Ventura Race Is One Impressive Facility
Upon visiting a race track for the first time, we all have expectations that the facility will meet or exceed our personal standards. In the past I’ve heard how great a track is or “what a dump the place is.”
Upon arrival, I make my own judgment. I’ve been to 153 different tracks, so it takes a lot to impressive me nowadays.
Mark down Ventura (Calif.) Raceway as must-visit race track. All the rave reviews and hype I heard about it before hand are true. The fifth-mile clay oval sits on Seaside Beach in Ventura. The facility is less than a quarter-mile off the Pacific Ocean, creating a true problem for those sitting at the top of the grandstands — watch the action or turnaround for a beautiful ocean view.

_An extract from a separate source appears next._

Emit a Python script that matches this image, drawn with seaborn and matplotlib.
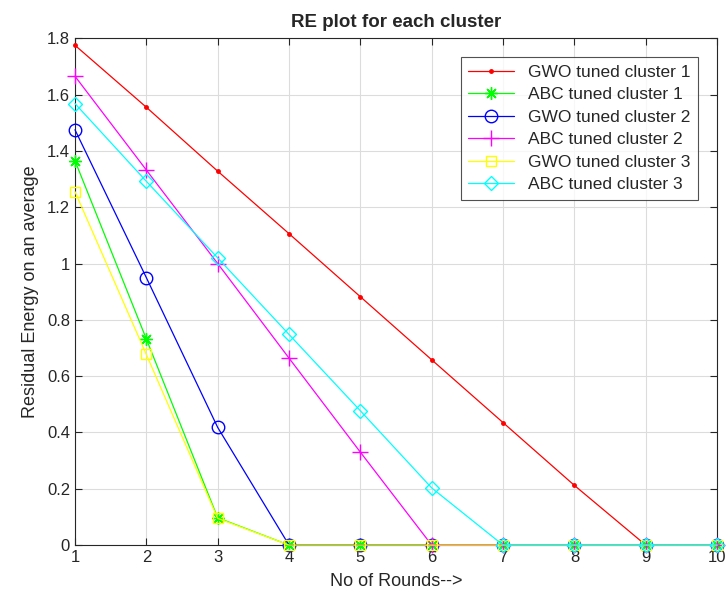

The size of the track creates great close-quarters racing. The USAC Western Midgets, VRA Sprint Cars and Focus Midgets put on a great open-wheel show. Other evenings, the track also runs IMCA modifieds and dwarf cars. The track begins early and a 10 p.m. curfew makes a solid action-packed evening. Jim Naylor is truly a “throwback” promoter with many unique race promotion events. Naylor also doubles with Jammy Ernest as the track announcer. Track General Manager Cliff Morgan heads up the race control.
The track infrastructure, various food vendors, a different souvenir program for each night of racing, and “Race Track Bingo” are just a few of the luxuries at Ventura. My biggest surprise upon talking with Naylor is that he has never been named Racing Promotion Monthly Promoter of the Year. A good many track promoters could learn a few lessons by visiting Naylor’s facility.
The VRA Sprint Cars Series continues to grow each year and provides a solid open-wheel racing program along with a Senior Sprint Car division. The VRA Series has been as important to non-wing sprint-car growth on the West Coast as the USAC-CRA Series, but it receives far less exposure.
Naylor has also helped keep the USAC Ford Focus Dirt Midget Series alive in California with the track hosting 75 percent of the series’s events this season. The track is also home to Cory Kruseman’s Open Wheel Driving School.
Naylor has battled the city council and local residents about noise levels and worked out a great program to keep racing alive at the facility. But most importantly is that Ventura is the closest dirt track to Los Angeles. It is important for the sport that a dirt track like Ventura remains operating close to a major metropolitan city like the City of Angels.
The recent USAC Western event drew both of Cruz Pedregon’s Toyota-powered cars. Sammy Swindell used the event to shakedown the No. 75, which he will pilot in January’s O’Reilly Chili Bowl. Cruz himself, on an off-NHRA weekend, drove the second car to a solid 10th-place finish. Josh Wise joins the team as the third driver in January at the Tulsa, Okla., event.
Shane Scully, who appeared headed for the 2002 USAC Western Championship before flipping out of Belleville, will make his return to the cockpit during the Chili Bowl.